Footscray City Films project their heart and soul into producing the finest filmmaking courses for their students.
They embrace the hands-on approach of cinematography, editing, directing, producing, and undertaking make-up design for screen and film art direction.
They have plenty of exciting projects up their sleeve, which includes their open day, their Global Film Project that incorporates a Los Angeles study trip for students, and their new feature film – a large-scale, collaborative project that they’re eager to release next year.
“It’s been a collaborative process – the students and myself have been working towards writing, directing, and producing a feature film that will actually be released,” explains Timothy Spanos, the Head of Film and Television at FCF. That’s really exciting, the one we’ve planned for this year is sort of like a cult film, and we’ve hired some very notable Australian actors to work with the students and myself on that for release next year.”
Footscray City Films also proudly endorses the creation of short films, since they’re a great learning experience for students and provides them with practical experience into filming their own narratives.
“You actually have to put so much into a short film straight away. You’ve got to know the characters within the first ten seconds,” Spanos says. “You haven’t got a lot of time to tell the story and explore things, so it’s good training if you want to go on to something that’s going to be a feature-length production. I always encourage students to make as many as possible.
“Students can walk away with short films and hopefully put them into film festivals, because short films actually have a longer life than a feature film. A feature film plays at the cinemas for a couple of weeks then it’s on VAD and DVD within six months, whereas a short film can go on at a film festival for two years.”
The students at Footscray City Films are well-known for being a hard-working crew who instill their passion into their filming, and as a result, they’ll be travelling to Los Angeles as part of the Global Film Project. “There’s about 20-25 students going from the age band of 18 to 67,” Spanos says. “We’ve got four documentaries and a couple of narratives that are actually going to be made over there within the seven weeks we’re staying.
“We’re working with the New York Film School, which is in Los Angeles. We’ll be attending a bunch of film industry events as well as making the short films. We’re talking about where we are going next year too, so it’ll be an annual thing.”
Since the relationships formed on set are special and last for years, students are given the opportunity to build amazing networks. “We have ex-students who are still working together when they met here 20 years ago, there’s a great network of students who are always up for helping each other and working on each other’s projects. We teach to collaborate in the creative process, and that’s the good thing about going to FCF, we’re very hands-on and it’s all about getting product out there.
“It’s all about being an artist and actually telling a story, captivating and engaging an audience and establishing that work and getting your work out there. Art is a reflection of life and reflective of the society we live in.”
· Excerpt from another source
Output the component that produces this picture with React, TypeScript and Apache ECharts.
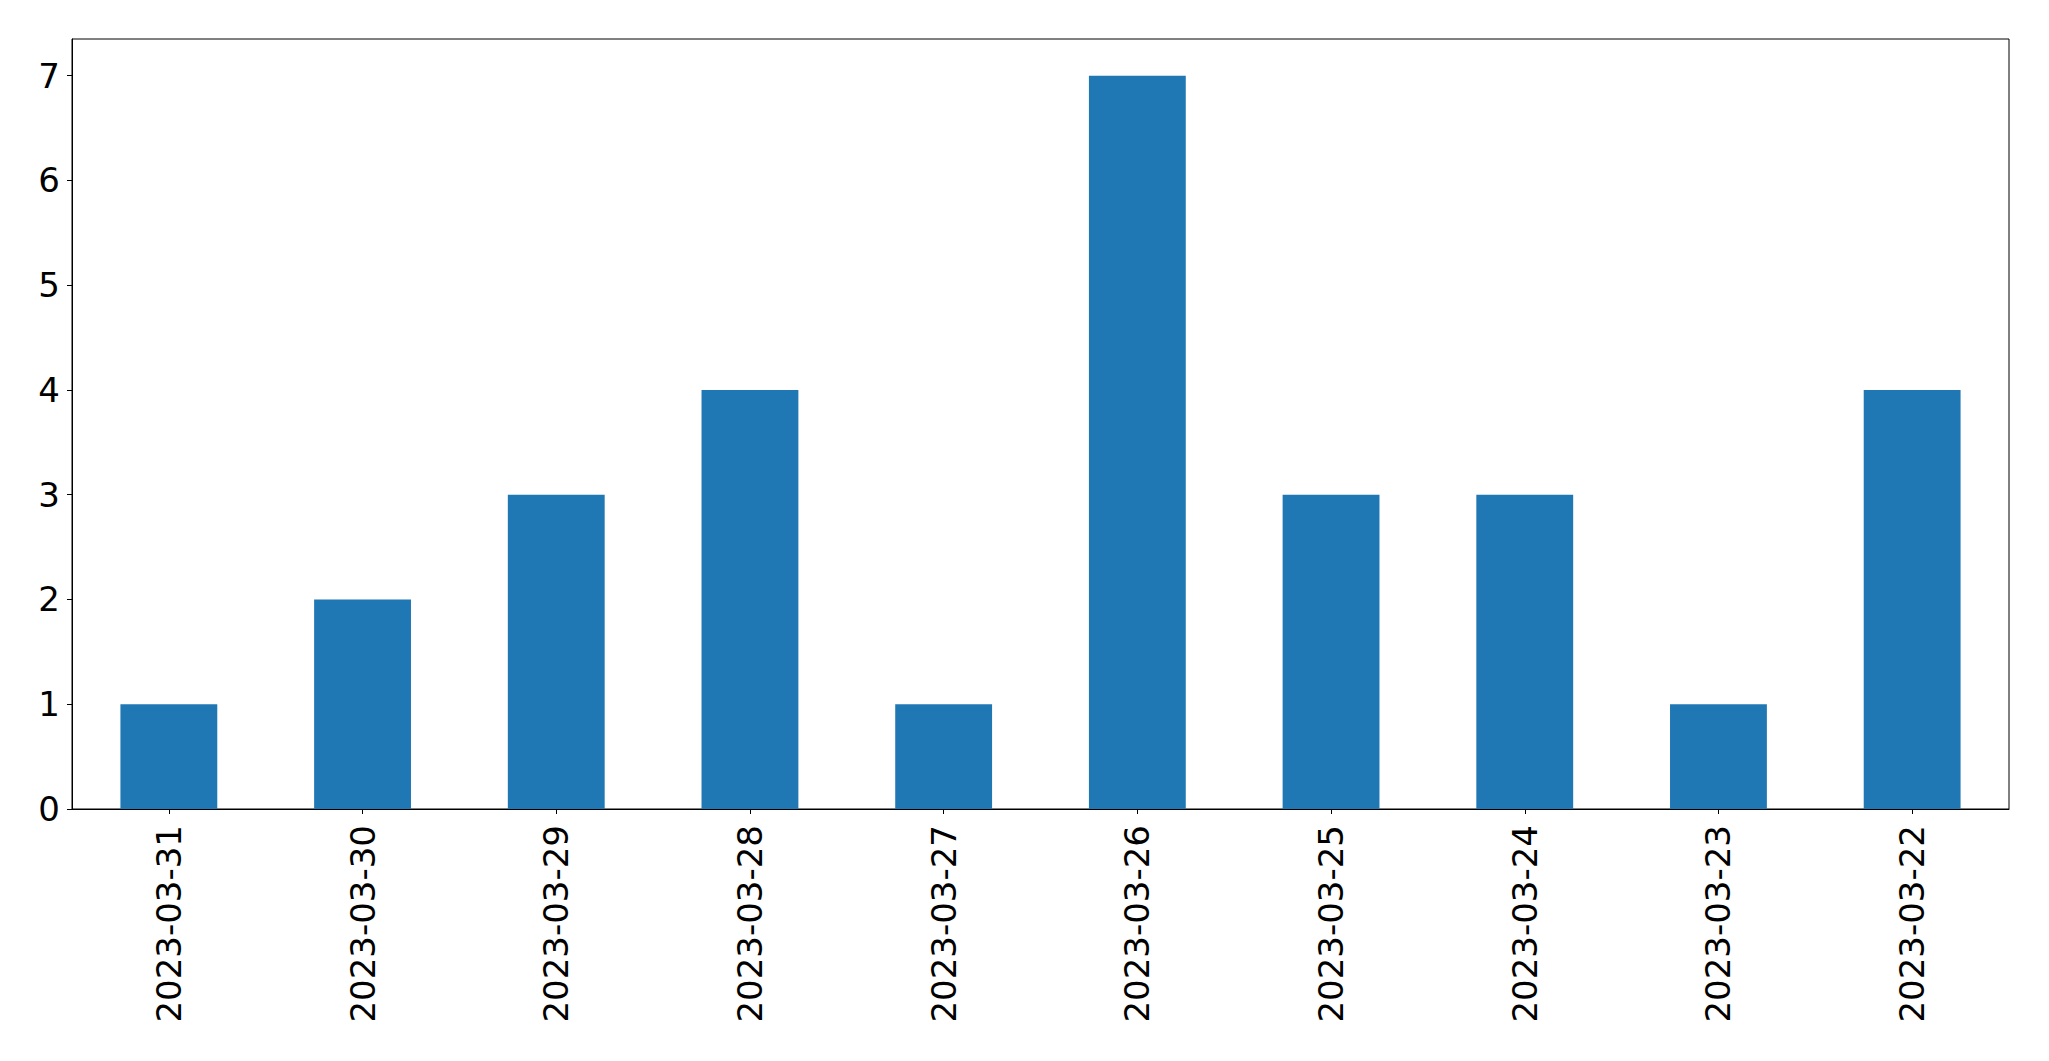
import React, { useEffect, useRef } from "react";
import * as echarts from "echarts";

const categories = [
  "2023-03-31",
  "2023-03-30",
  "2023-03-29",
  "2023-03-28",
  "2023-03-27",
  "2023-03-26",
  "2023-03-25",
  "2023-03-24",
  "2023-03-23",
  "2023-03-22",
];
const counts = [1, 2, 3, 4, 1, 7, 3, 3, 1, 4];
const yTickMin = 0;
const yTickMax = 7;
const yTickStep = 1;
const yAxisTop = 7.35;

const W = 2049;
const H = 1061;
const LEFT = 72;
const RIGHT = W - 2009;
const TOP = 39;
const BOTTOM = H - 809;
const FONT = "DejaVu Sans";

export default function App() {
  const ref = useRef<HTMLDivElement>(null);
  useEffect(() => {
    if (!ref.current) return;
    const chart = echarts.init(ref.current, undefined, { renderer: "svg" });
    const plotH = H - TOP - BOTTOM;
    const top2 = TOP + (plotH * (yAxisTop - yTickMax)) / yAxisTop;
    chart.setOption({
      animation: false,
      backgroundColor: "#fff",
      grid: [
        {
          left: LEFT,
          right: RIGHT,
          top: TOP,
          bottom: BOTTOM,
          show: true,
          borderColor: "#000",
          borderWidth: 1,
          backgroundColor: "transparent",
        },
        {
          left: LEFT,
          right: RIGHT,
          top: top2,
          bottom: BOTTOM,
          show: false,
        },
      ],
      xAxis: [
        {
          type: "category",
          gridIndex: 0,
          data: categories,
          boundaryGap: true,
          axisLine: { show: true, lineStyle: { color: "#000", width: 1 } },
          axisTick: {
            show: true,
            alignWithLabel: true,
            length: 5,
            lineStyle: { color: "#000", width: 1 },
          },
          axisLabel: {
            rotate: 90,
            fontSize: 34,
            fontFamily: FONT,
            color: "#000",
            margin: 16,
            interval: 0,
          },
          splitLine: { show: false },
        },
        {
          type: "value",
          gridIndex: 1,
          min: 0,
          max: 1,
          show: false,
        },
      ],
      yAxis: [
        {
          type: "value",
          gridIndex: 0,
          min: 0,
          max: yAxisTop,
          axisLine: { show: true, lineStyle: { color: "#000", width: 1 } },
          axisTick: { show: false },
          axisLabel: { show: false },
          splitLine: { show: false },
        },
        {
          type: "value",
          gridIndex: 1,
          min: yTickMin,
          max: yTickMax,
          interval: yTickStep,
          axisLine: { show: false },
          axisTick: {
            show: true,
            length: 5,
            lineStyle: { color: "#000", width: 1 },
          },
          axisLabel: {
            fontSize: 34,
            fontFamily: FONT,
            color: "#000",
            margin: 12,
          },
          splitLine: { show: false },
        },
      ],
      series: [
        {
          type: "bar",
          xAxisIndex: 0,
          yAxisIndex: 0,
          data: counts,
          barWidth: "50%",
          itemStyle: { color: "#1f77b4" },
        },
      ],
    });
    return () => chart.dispose();
  }, []);
  return (
    <div
      ref={ref}
      style={{ position: "fixed", left: 0, top: 0, width: W, height: H }}
    />
  );
}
Encapsulating Australian stories through filmmaking is very important to Spanos, who believes that more people need to actually go and see Australian films since they have plenty to showcase. “Australian films have a lot of heart and soul, and there are so many people making so many different types of films.
“Australia’s isolation from the rest of the world is making it become more creative, I think because we’re so open but we don’t get an influx. We’re not begging for English and American influences anymore, we’ve got our own.”